Jackson traveled up the California coast as far north as the lower end of the San Francisco Bay. By the end of March, 1832, when he met with Young in Los Angeles, he had purchased only 600 mules and 100 horses rather than the more than 1,000 they had planned. In May, the two groups drove the animals to the Colorado River, reaching it at its floodstage in June. After 12 days, they had the animals swim across. Jackson's and Young's parties again split; Young to take $10,000 of Jackson/Waldo cash and property and return to California (Note: Pauline Weaver may have been with Young's party up to that point but transferred to Jackson's for the trip back.) and continue trapping and buying mules to drive back later. Jackson took possession of the skins which Young had trapped to that point.
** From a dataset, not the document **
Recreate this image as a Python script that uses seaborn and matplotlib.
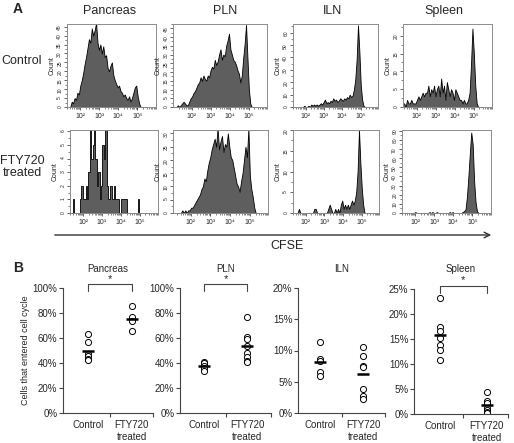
import numpy as np
import pandas as pd
import matplotlib
matplotlib.use("Agg")
import matplotlib.pyplot as plt
import seaborn as sns
from matplotlib.ticker import MultipleLocator, AutoMinorLocator, PercentFormatter

sns.set_style("ticks")
plt.rcParams["font.family"] = ["Liberation Sans", "DejaVu Sans"]

# ---- panel A: CFSE histograms, counts per bin (60 bins, log10 CFSE 1.0 to 5.5) ----
cfse_range = (1.0, 5.5)
n_bins = 60
cfse_edges = np.linspace(cfse_range[0], cfse_range[1], n_bins + 1)
cfse_centers = (cfse_edges[:-1] + cfse_edges[1:]) / 2

pancreas_ctrl_counts = [0, 0, 0, 0, 0, 0, 0, 3, 2, 5, 4, 8, 7, 12, 15, 19, 24, 28, 33, 38,
                        36, 44, 40, 43, 47, 36, 32, 35, 30, 34, 28, 29, 22, 20, 23, 25, 18, 15, 13, 11,
                        12, 9, 8, 6, 7, 5, 4, 6, 3, 5, 8, 11, 12, 6, 2, 0, 0, 0, 0, 0]
pln_ctrl_counts = [0, 0, 0, 1, 0, 1, 2, 3, 2, 1, 1, 3, 5, 6, 8, 9, 11, 13, 14, 17,
                   15, 18, 16, 15, 18, 17, 21, 23, 22, 27, 24, 26, 30, 33, 27, 30, 29, 35, 38, 42,
                   33, 30, 27, 26, 24, 21, 19, 14, 18, 28, 36, 47, 28, 10, 2, 0, 0, 0, 0, 0]
iln_ctrl_counts = [0, 0, 0, 0, 0, 0, 0, 0, 0, 0, 0, 0, 1, 0, 0, 1, 0, 2, 1, 2,
                   1, 2, 1, 2, 3, 2, 4, 6, 3, 4, 3, 5, 4, 7, 5, 6, 4, 5, 7, 6,
                   5, 7, 6, 8, 7, 10, 8, 9, 14, 22, 38, 66, 45, 18, 6, 1, 0, 0, 0, 0]
spleen_ctrl_counts = [0, 0, 0, 1, 1, 0, 2, 1, 1, 2, 1, 1, 1, 2, 3, 2, 3, 4, 3, 4,
                      4, 6, 3, 5, 4, 6, 3, 5, 6, 3, 8, 4, 6, 2, 7, 5, 3, 5, 4, 2,
                      5, 4, 3, 2, 2, 1, 2, 1, 1, 2, 4, 12, 22, 15, 6, 1, 0, 0, 0, 0]
pancreas_fty_counts = [0, 0, 0, 0, 0, 0, 1, 0, 0, 0, 0, 1, 2, 1, 1, 2, 1, 3, 7, 4,
                       5, 7, 4, 2, 3, 1, 2, 5, 4, 7, 2, 1, 2, 2, 1, 2, 1, 1, 1, 0,
                       1, 1, 1, 1, 0, 0, 0, 0, 0, 0, 0, 0, 1, 0, 0, 0, 0, 0, 0, 0]
pln_fty_counts = [0, 0, 0, 0, 0, 0, 0, 1, 0, 1, 0, 1, 1, 2, 2, 3, 4, 5, 6, 7,
                  9, 10, 13, 12, 16, 19, 21, 24, 26, 28, 25, 32, 24, 27, 29, 23, 26, 25, 30, 25,
                  21, 20, 17, 14, 11, 10, 8, 12, 15, 20, 25, 21, 32, 14, 9, 6, 2, 0, 0, 0]
iln_fty_counts = [0, 0, 0, 0, 0, 0, 0, 0, 1, 0, 0, 0, 0, 0, 0, 0, 0, 0, 0, 1,
                  1, 0, 0, 0, 0, 0, 0, 0, 0, 1, 2, 1, 0, 0, 1, 0, 1, 0, 2, 3,
                  1, 2, 1, 2, 1, 2, 3, 2, 3, 5, 10, 20, 12, 6, 2, 0, 0, 0, 0, 0]
spleen_fty_counts = [0, 0, 0, 0, 0, 0, 0, 0, 0, 0, 0, 0, 0, 1, 0, 0, 0, 0, 0, 0,
                     0, 0, 0, 1, 0, 1, 0, 0, 1, 0, 0, 0, 0, 0, 0, 0, 0, 1, 0, 1,
                     0, 0, 0, 0, 0, 0, 1, 2, 4, 18, 40, 65, 88, 75, 35, 12, 2, 0, 0, 0]

tissues = ["Pancreas", "PLN", "ILN", "Spleen"]
decade_labels = ["10\u00b2", "10\u00b3", "10\u2074", "10\u2075"]

# ---- panel B: % of cells that entered cell cycle ----
groups = ["Control", "FTY720\ntreated"]
pancreas_control = [63.5, 56.5, 47.5, 45.5, 43.5, 42.5]
pancreas_fty720 = [85.5, 77, 74, 65.5]
pln_control = [41, 40, 38, 36, 34]
pln_fty720 = [77, 61, 59, 54, 48, 45, 42, 41]
iln_control = [11.4, 8.7, 8.3, 6.6, 6.0]
iln_fty720 = [10.6, 9.2, 7.6, 7.3, 3.9, 2.8, 2.2]
spleen_control = [23.3, 17.4, 16.6, 15.2, 13.8, 12.9, 10.9]
spleen_fty720 = [4.5, 2.7, 2.3, 1.3, 0.8, 0.5, 0.3]

W, H = 514, 443
fig = plt.figure(figsize=(W / 100, H / 100), dpi=100)


def px_axes(left, top, right, bottom):
    return fig.add_axes([left / W, 1 - bottom / H, (right - left) / W, (bottom - top) / H])


# histogram layout: counts, (left, top, right, bottom), xlim, ymax, ystep, element
hist_layout = [
    (pancreas_ctrl_counts, (66.7, 24, 155.7, 107), (1.53, 5.42), 46.5, 5, "poly"),
    (pln_ctrl_counts, (173.3, 24, 266.7, 107), (1.02, 5.23), 47.5, 5, "poly"),
    (iln_ctrl_counts, (292.7, 24, 378, 107), (1.45, 5.28), 67, 10, "poly"),
    (spleen_ctrl_counts, (403.3, 24, 491.7, 107), (1.29, 5.48), 23.3, 5, "poly"),
    (pancreas_fty_counts, (70, 130, 157.7, 213), (1.48, 5.39), 6.1, 1, "step"),
    (pln_fty_counts, (173.3, 130, 268.3, 213), (1.10, 5.37), 31.3, 5, "poly"),
    (iln_fty_counts, (292.7, 130, 379.3, 213), (1.41, 5.27), 20, 5, "poly"),
    (spleen_fty_counts, (401.7, 130, 490.7, 213), (1.31, 5.41), 90.8, 10, "poly"),
]

minor_decades = [np.log10(k) + n for n in range(1, 6) for k in range(2, 10)]

for counts, box, xlim, ymax, ystep, element in hist_layout:
    ax = px_axes(*box)
    hist_df = pd.DataFrame({"cfse": cfse_centers, "n": counts})
    sns.histplot(data=hist_df, x="cfse", weights="n", bins=n_bins, binrange=cfse_range,
                 element=element, fill=True, color="#5e5e5e", edgecolor="black",
                 linewidth=0.6, alpha=1, ax=ax)
    ax.set_xlim(*xlim)
    ax.set_ylim(0, ymax)
    ax.set_xticks([2, 3, 4, 5], decade_labels)
    ax.set_xticks(minor_decades, minor=True)
    ax.yaxis.set_major_locator(MultipleLocator(ystep))
    ax.yaxis.set_minor_locator(AutoMinorLocator(2))
    ax.tick_params(axis="x", which="major", length=2.2, width=0.5, labelsize=5, pad=2)
    ax.tick_params(axis="x", which="minor", length=1.3, width=0.4)
    ax.tick_params(axis="y", which="major", length=2.2, width=0.5, labelsize=3.6,
                   labelrotation=90, pad=1)
    ax.tick_params(axis="y", which="minor", length=1.3, width=0.4)
    for sp in ax.spines.values():
        sp.set_color("#8c8c8c")
        sp.set_linewidth(0.7)
    ax.set_xlabel("")
    ax.set_ylabel("Count", fontsize=5, labelpad=1.5)

# overlay for labels and the CFSE arrow, in pixel coordinates
ov = fig.add_axes([0, 0, 1, 1], zorder=-1)
ov.set_xlim(0, W)
ov.set_ylim(H, 0)
ov.axis("off")

ov.text(18, 9, "A", fontsize=10, fontweight="bold", ha="center", va="center")
ov.text(18, 268, "B", fontsize=10, fontweight="bold", ha="center", va="center")
for name, xc in zip(tissues, [110, 225, 333, 444]):
    ov.text(xc, 11, name, fontsize=9, ha="center", va="center")
ov.text(22, 61, "Control", fontsize=9, ha="center", va="center")
ov.text(22, 167, "FTY720\ntreated", fontsize=9, ha="center", va="center", linespacing=1.1)
ov.annotate("", xy=(494, 235), xytext=(52, 235),
            arrowprops=dict(arrowstyle="->", color="#333333", lw=1, mutation_scale=10))
ov.text(287, 246, "CFSE", fontsize=9, ha="center", va="center")

# ---- panel B scatter plots ----
# layout: (left, top, right, bottom), xlim, ymax, ystep, bracket (y, drop, star y)
scatter_layout = [
    ("Pancreas", pancreas_control, pancreas_fty720, (63, 288, 153, 413), (-0.57, 1.48), 100, 20,
     (103, 97.6, 107.5)),
    ("PLN", pln_control, pln_fty720, (180, 288, 271, 413), (-0.56, 1.56), 100, 20,
     (103, 97.6, 107.5)),
    ("ILN", iln_control, iln_fty720, (298, 288, 385, 413), (-0.51, 1.51), 20, 5, None),
    ("Spleen", spleen_control, spleen_fty720, (414, 289, 508, 414), (-0.55, 1.45), 25, 5,
     (25.6, 24.3, 26.8)),
]

for name, ctrl, fty, box, xlim, ymax, ystep, bracket in scatter_layout:
    ax = px_axes(*box)
    df = pd.DataFrame({"group": [groups[0]] * len(ctrl) + [groups[1]] * len(fty),
                       "value": ctrl + fty})
    sns.stripplot(data=df, x="group", y="value", order=groups, jitter=False,
                  color="white", edgecolor="black", linewidth=0.7, size=4.4,
                  zorder=2, ax=ax)
    for i, vals in enumerate([ctrl, fty]):
        ax.hlines(np.mean(vals), i - 0.13, i + 0.13, color="black", lw=1.8, zorder=3)
    ax.set_xlim(*xlim)
    ax.set_ylim(0, ymax)
    ax.yaxis.set_major_locator(MultipleLocator(ystep))
    ax.yaxis.set_major_formatter(PercentFormatter(decimals=0))
    ax.set_xticks([0.5, xlim[1]], minor=True)
    ax.tick_params(axis="x", which="major", length=0, labelsize=7, pad=5)
    ax.tick_params(axis="x", which="minor", length=3, width=0.8, color="#444444")
    ax.tick_params(axis="y", length=3, width=0.8, color="#444444", labelsize=7, pad=1)
    sns.despine(ax=ax)
    for side in ["left", "bottom"]:
        ax.spines[side].set_color("#444444")
        ax.spines[side].set_linewidth(0.8)
    ax.set_xlabel("")
    ax.set_ylabel("")
    if bracket is not None:
        yb, yd, ys = bracket
        ax.plot([0, 0, 1, 1], [yd, yb, yb, yd], color="#444444", lw=0.8, clip_on=False)
        ax.text(0.5, ys, "*", fontsize=8, ha="center", va="center")
    left, top, right, bottom = box
    ov.text((left + right) / 2, 269, name, fontsize=7, ha="center", va="center")
    if name == "Pancreas":
        ax.set_ylabel("Cells that entered cell cycle", fontsize=6.5, labelpad=2)

fig.savefig("out.png", dpi=100)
Due to the summer heat, many of the mules died on the way back to Santa Fe, which the party reached in the first week of July. Jackson sold part of the herd of animals in Santa Fe. Ira Smith, another Jedediah Smith brother, had traveled to Santa Fe to meet Peter. Ira and Jackson headed back to St. Louis with the remaining animals.

==Later years and death==
Upon his return to Missouri, the 44-year-old Jackson began to have health problems. He spent his remaining years trying to put his financial affairs in order. He had never heard from Ewing Young, after leaving him with the substantial amount of cash and property at the Colorado River, but was never healthy enough to return to California to try to collect payment. In January 1837, he finally was able to travel to Paris, Tennessee, to try to collect money on some investments he had made there. While there, Jackson contracted typhoid fever. He lingered for several months and died on December 24, 1837.

==Young's later years==
Ewing Young left California for Oregon in 1834. With the money and property secured from Jackson, he had capital for several ventures. In February 1841, Young died without any known heir and without a will. Probate court had to deal with his estate, which had many debtors and creditors among the settlers. Doctor Ira L. Babcock was selected as supreme judge with probate powers to deal with Young's estate. The activities that followed Young's death contributed to the creation of a provisional government in the Oregon Country.

==Jackson's legacy==
- Jackson Lake, and Jackson Hole, a valley in Wyoming are named for David Jackson. The town of Jackson, Wyoming, in turn, derives its name from the valley.
- The Hoback Basin, a braided floodplain of the Hoback River where Bondurant, Wyoming is located, was once known as Jackson's Little Hole.